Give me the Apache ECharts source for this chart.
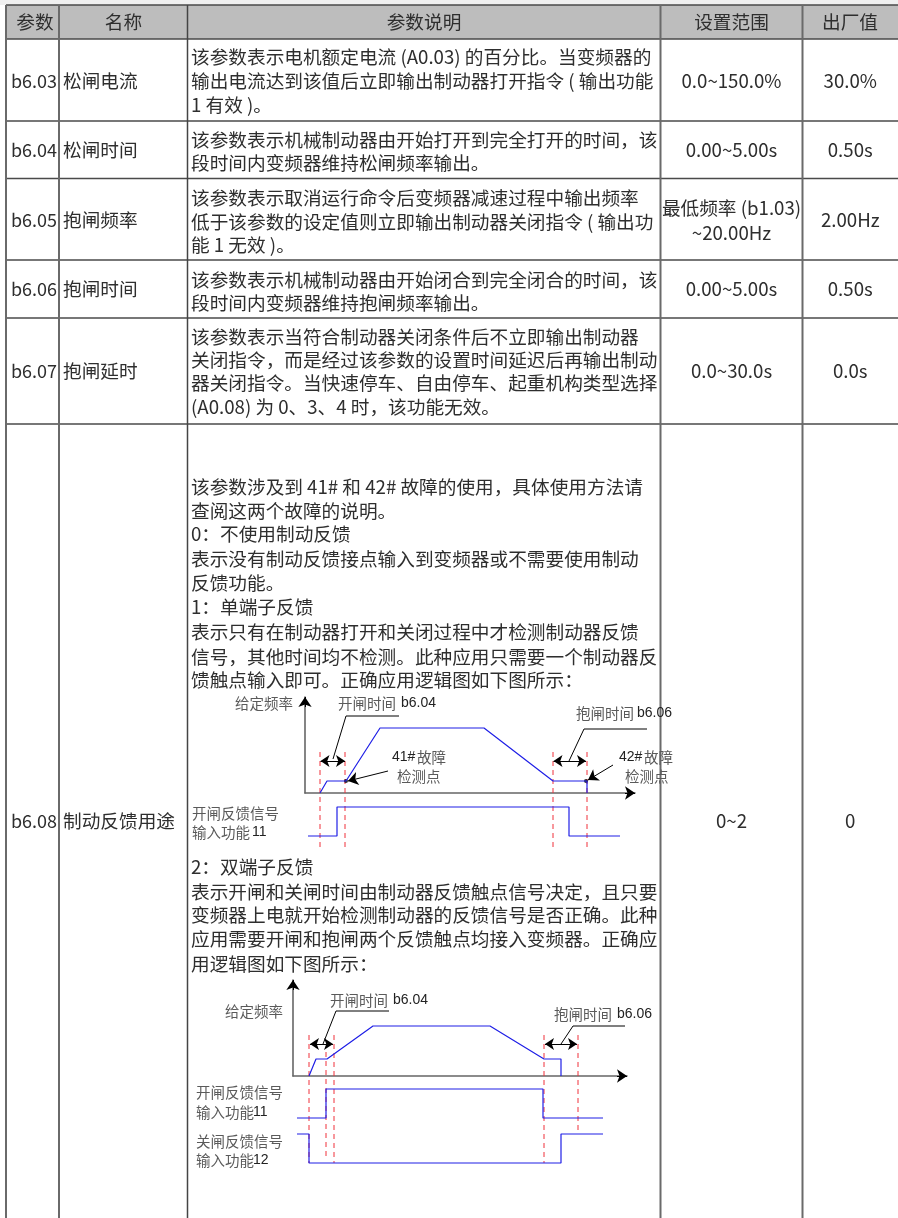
<!DOCTYPE html>
<html>
<head>
<meta charset="utf-8">
<style>
  html, body { margin: 0; padding: 0; background: #fff; }
  #chart { width: 898px; height: 1218px; }
</style>
<script src="https://cdn.jsdelivr.net/npm/echarts@6/dist/echarts.min.js"></script>
</head>
<body>
<div id="chart"></div>
<script>
// table rules
const columnX = [6, 59, 187.5, 660.5, 802.5];
const rowY = [5, 39, 121, 178.5, 260, 318, 424];
const headers = ["参数", "名称", "参数说明", "设置范围", "出厂值"];
const headerX = [35, 123.5, 424, 731.5, 850];

// table cells, top row to bottom row
const paramCodes = ["b6.03", "b6.04", "b6.05", "b6.06", "b6.07", "b6.08"];
const paramNames = ["松闸电流", "松闸时间", "抱闸频率", "抱闸时间", "抱闸延时", "制动反馈用途"];
const ranges = [["0.0~150.0%"], ["0.00~5.00s"], ["最低频率 (b1.03)", "~20.00Hz"], ["0.00~5.00s"], ["0.0~30.0s"], ["0~2"]];
const defaults = ["30.0%", "0.50s", "2.00Hz", "0.50s", "0.0s", "0"];
const rowMiddle = [81, 150, 220, 289, 371, 821];
const descLines = [
  [57, "该参数表示电机额定电流 (A0.03) 的百分比。当变频器的"],
  [81, "输出电流达到该值后立即输出制动器打开指令 ( 输出功能"],
  [105, "1 有效 )。"],
  [140, "该参数表示机械制动器由开始打开到完全打开的时间，该"],
  [163, "段时间内变频器维持松闸频率输出。"],
  [198, "该参数表示取消运行命令后变频器减速过程中输出频率"],
  [222, "低于该参数的设定值则立即输出制动器关闭指令 ( 输出功"],
  [245, "能 1 无效 )。"],
  [280, "该参数表示机械制动器由开始闭合到完全闭合的时间，该"],
  [303, "段时间内变频器维持抱闸频率输出。"],
  [337, "该参数表示当符合制动器关闭条件后不立即输出制动器"],
  [360, "关闭指令，而是经过该参数的设置时间延迟后再输出制动"],
  [383, "器关闭指令。当快速停车、自由停车、起重机构类型选择"],
  [407, "(A0.08) 为 0、3、4 时，该功能无效。"],
  [487, "该参数涉及到 41# 和 42# 故障的使用，具体使用方法请"],
  [511, "查阅这两个故障的说明。"],
  [534, "0：不使用制动反馈"],
  [559, "表示没有制动反馈接点输入到变频器或不需要使用制动"],
  [583, "反馈功能。"],
  [607, "1：单端子反馈"],
  [632, "表示只有在制动器打开和关闭过程中才检测制动器反馈"],
  [657, "信号，其他时间均不检测。此种应用只需要一个制动器反"],
  [680, "馈触点输入即可。正确应用逻辑图如下图所示："],
  [867, "2：双端子反馈"],
  [892, "表示开闸和关闸时间由制动器反馈触点信号决定，且只要"],
  [915, "变频器上电就开始检测制动器的反馈信号是否正确。此种"],
  [939, "应用需要开闸和抱闸两个反馈触点均接入变频器。正确应"],
  [964, "用逻辑图如下图所示："]
];

// first timing diagram: [time, level], origin on the axes corner
const d1Freq = [[15, 0], [22, 12], [41, 12], [75, 65], [179, 65], [248, 12], [282, 12], [282, 0]];
const d1Signals = [[[3, -43], [32, -43], [32, -14], [264, -14], [264, -43], [315, -43]]];
const d1Markers = [[15, 41, -58], [40, 41, -58], [248, 41, -58], [282, 41, -58]];
const d1Spans = [[[15.5, 32], [40, 32]], [[248.5, 32], [281, 32]]];
const d1Leaders = [[[28, 34], [41, 77], [94, 77]], [[264, 32], [279, 64], [342, 64]]];
const d1Pointers = [[[83, 22], [43, 12]], [[308, 28], [283, 13]]];
const d1Dots = [[41, 12], [281, 12]];
const d1Cjk = [[-70, 90, "给定频率"], [33, 90, "开闸时间"], [271, 80, "抱闸时间"], [112, 36, "故障"], [92, 17, "检测点"],
  [339, 36, "故障"], [320, 17, "检测点"], [-113, -20, "开闸反馈信号"], [-113, -39, "输入功能"]];
const d1Latin = [[96, 90, "b6.04"], [332, 80, "b6.06"], [87, 36, "41#"], [314, 36, "42#"], [-53, -39, "11"]];

// second timing diagram
const d2Freq = [[16, 0], [23, 17], [34, 17], [80, 50], [197, 50], [251, 17], [268, 17], [268, 0]];
const d2Signals = [
  [[4, -42], [33, -42], [33, -13], [250, -13], [250, -42], [310, -42]],
  [[4, -58], [16, -58], [16, -87], [268, -87], [268, -58], [310, -58]]
];
const d2Markers = [[16, 41, -87], [33, 24, -84], [41, 41, -87], [251, 41, -87], [285, 41, -58]];
const d2Spans = [[[17, 32], [40, 32]], [[252, 32], [284, 32]]];
const d2Leaders = [[[30, 32], [43, 65], [96, 65]], [[268, 32], [280, 50], [332, 50]]];
const d2Cjk = [[-68, 65, "给定频率"], [37, 76, "开闸时间"], [261, 62, "抱闸时间"], [-97, -16, "开闸反馈信号"],
  [-97, -36, "输入功能"], [-97, -65, "关闸反馈信号"], [-97, -84, "输入功能"]];
const d2Latin = [[100, 76, "b6.04"], [324, 62, "b6.06"], [-40, -36, "11"], [-40, -84, "12"]];

const CJK_FONT = '"Noto Sans CJK SC", "Noto Sans", sans-serif';
const LATIN_FONT = '"Liberation Sans", Arial, sans-serif';
const BLUE = "#1f1fe6";

function textSeries(items, axis, style) {
  return {
    type: "custom",
    xAxisIndex: axis,
    yAxisIndex: axis,
    silent: true,
    clip: false,
    data: items.map((d) => [d[0], d[1]]),
    renderItem: (params, api) => {
      const pos = api.coord([api.value(0), api.value(1)]);
      return {
        type: "text",
        x: pos[0],
        y: pos[1],
        style: {
          text: items[params.dataIndex][2],
          fontFamily: style.font,
          fontSize: style.size,
          fill: style.color,
          align: style.align || "left",
          verticalAlign: "middle",
        },
      };
    },
  };
}

function linesSeries(coords, axis, lineStyle, extra) {
  return Object.assign({
    type: "lines",
    coordinateSystem: "cartesian2d",
    xAxisIndex: axis,
    yAxisIndex: axis,
    silent: true,
    polyline: true,
    lineStyle: Object.assign({ opacity: 1 }, lineStyle),
    data: coords.map((c) => ({ coords: c })),
  }, extra);
}

function waveSeries(points, axis) {
  return {
    type: "line",
    xAxisIndex: axis,
    yAxisIndex: axis,
    silent: true,
    showSymbol: false,
    lineStyle: { color: BLUE, width: 1.2 },
    data: points,
  };
}

const hidden = { show: false };

function valueAxis(gridIndex, min, max, show) {
  return {
    type: "value",
    gridIndex: gridIndex,
    min: min,
    max: max,
    splitLine: hidden,
    axisTick: hidden,
    axisLabel: hidden,
    axisLine: show ? { show: true, onZero: true, lineStyle: { color: "#666", width: 1.6 } } : hidden,
  };
}

// [page grid, axes-only grid, overlay grid] for a diagram
const grids = [{ left: 0, top: 0, width: 898, height: 1218 }];
const xAxes = [valueAxis(0, 0, 898, false)];
const yAxes = [Object.assign(valueAxis(0, 0, 1218, false), { inverse: true })];
const series = [];

function addDiagram(d) {
  const axesGrid = grids.length;
  const overlay = axesGrid + 1;
  grids.push({ left: d.originX, top: d.originY - d.yMax, width: d.xMax, height: d.yMax });
  xAxes.push(valueAxis(axesGrid, 0, d.xMax, true));
  yAxes.push(valueAxis(axesGrid, 0, d.yMax, true));
  grids.push({ left: d.originX - 130, top: d.originY - 110, width: 500, height: 210 });
  xAxes.push(valueAxis(overlay, -130, 370, false));
  yAxes.push(valueAxis(overlay, -100, 110, false));

  series.push(waveSeries(d.freq, axesGrid));
  d.signals.forEach((s) => series.push(waveSeries(s, overlay)));
  series.push(linesSeries(d.markers.map((m) => [[m[0], m[1]], [m[0], m[2]]]), overlay,
    { color: "#f0303a", width: 1, type: [5, 4] }));
  series.push(linesSeries(d.spans, overlay, { color: "#000", width: 1.2 },
    { polyline: false, symbol: ["arrow", "arrow"], symbolSize: 9 }));
  series.push(linesSeries(d.leaders, overlay, { color: "#000", width: 1 }));
  const tips = [[[d.xMax - 10, 0], [d.xMax, 0]], [[0, d.yMax - 10], [0, d.yMax]]].concat(d.pointers || []);
  series.push(linesSeries(tips, overlay, { color: "#000", width: 1 },
    { polyline: false, symbol: ["none", "arrow"], symbolSize: 10 }));
  if (d.dots) {
    series.push({
      type: "scatter",
      xAxisIndex: overlay,
      yAxisIndex: overlay,
      silent: true,
      symbolSize: 4,
      itemStyle: { color: "#000" },
      data: d.dots,
    });
  }
  series.push(textSeries(d.cjk, overlay, { font: CJK_FONT, size: 14.5, color: "#5a5a5a" }));
  series.push(textSeries(d.latin, overlay, { font: LATIN_FONT, size: 14, color: "#222" }));
}

// header band and top margin
series.push({
  type: "custom",
  xAxisIndex: 0,
  yAxisIndex: 0,
  silent: true,
  data: [[0, 0, 898, rowY[0]], [columnX[0], rowY[0], 898, rowY[1]]],
  renderItem: (params, api) => {
    const a = api.coord([api.value(0), api.value(1)]);
    const b = api.coord([api.value(2), api.value(3)]);
    return {
      type: "rect",
      shape: { x: a[0], y: a[1], width: b[0] - a[0], height: b[1] - a[1] },
      style: { fill: params.dataIndex ? "#bdbdbd" : "#f0f0f0" },
    };
  },
});

// table rules, the description column's left rule is darker and thinner
const ruleOf = (x) => [[x, rowY[0]], [x, 1218]];
series.push(linesSeries(rowY.map((y) => [[columnX[0], y], [898, y]]), 0, { color: "#4a4a4a", width: 1.5 }));
series.push(linesSeries(columnX.filter((x, i) => i !== 2).map(ruleOf), 0, { color: "#6a6a6a", width: 2 }));
series.push(linesSeries([ruleOf(columnX[2])], 0, { color: "#444", width: 1.5 }));

const columnCenter = (i) => (columnX[i] + (columnX[i + 1] || 898)) / 2;
const headerRow = headers.map((h, i) => [headerX[i], 22, h]);
const rangeLines = [];
ranges.forEach((r, i) => {
  r.forEach((line, j) => {
    rangeLines.push([columnCenter(3), rowMiddle[i] + (j - (r.length - 1) / 2) * 25, line]);
  });
});
const tableStyle = { font: CJK_FONT, size: 18.67, color: "#2e2e2e" };
series.push(textSeries(headerRow, 0, Object.assign({ align: "center" }, tableStyle)));
series.push(textSeries(paramCodes.map((c, i) => [11, rowMiddle[i], c]), 0, Object.assign({}, tableStyle, { size: 18 })));
series.push(textSeries(paramNames.map((n, i) => [63, rowMiddle[i], n]), 0, tableStyle));
series.push(textSeries(descLines.map((l) => [191, l[0], l[1]]), 0, tableStyle));
series.push(textSeries(rangeLines, 0, Object.assign({ align: "center" }, tableStyle)));
series.push(textSeries(defaults.map((v, i) => [columnCenter(4), rowMiddle[i], v]), 0,
  Object.assign({ align: "center" }, tableStyle)));

addDiagram({
  originX: 305, originY: 793, xMax: 330, yMax: 96,
  freq: d1Freq, signals: d1Signals, markers: d1Markers, spans: d1Spans,
  leaders: d1Leaders, pointers: d1Pointers, dots: d1Dots, cjk: d1Cjk, latin: d1Latin,
});
addDiagram({
  originX: 293, originY: 1076, xMax: 334, yMax: 96,
  freq: d2Freq, signals: d2Signals, markers: d2Markers, spans: d2Spans,
  leaders: d2Leaders, cjk: d2Cjk, latin: d2Latin,
});

const chart = echarts.init(document.getElementById("chart"));
chart.setOption({
  animation: false,
  backgroundColor: "#fff",
  grid: grids,
  xAxis: xAxes,
  yAxis: yAxes,
  series: series,
});
</script>
</body>
</html>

§

■ WHAT IS REQUIRED: Copy exactly the lines running from the beginning of the listing through the line that has "const headerX = [35, 123.5, 424, 731.5, 850];". Drop the pictures.

■ RESULT:
Give me the Apache ECharts source for this chart.
<!DOCTYPE html>
<html>
<head>
<meta charset="utf-8">
<style>
  html, body { margin: 0; padding: 0; background: #fff; }
  #chart { width: 898px; height: 1218px; }
</style>
<script src="https://cdn.jsdelivr.net/npm/echarts@6/dist/echarts.min.js"></script>
</head>
<body>
<div id="chart"></div>
<script>
// table rules
const columnX = [6, 59, 187.5, 660.5, 802.5];
const rowY = [5, 39, 121, 178.5, 260, 318, 424];
const headers = ["参数", "名称", "参数说明", "设置范围", "出厂值"];
const headerX = [35, 123.5, 424, 731.5, 850];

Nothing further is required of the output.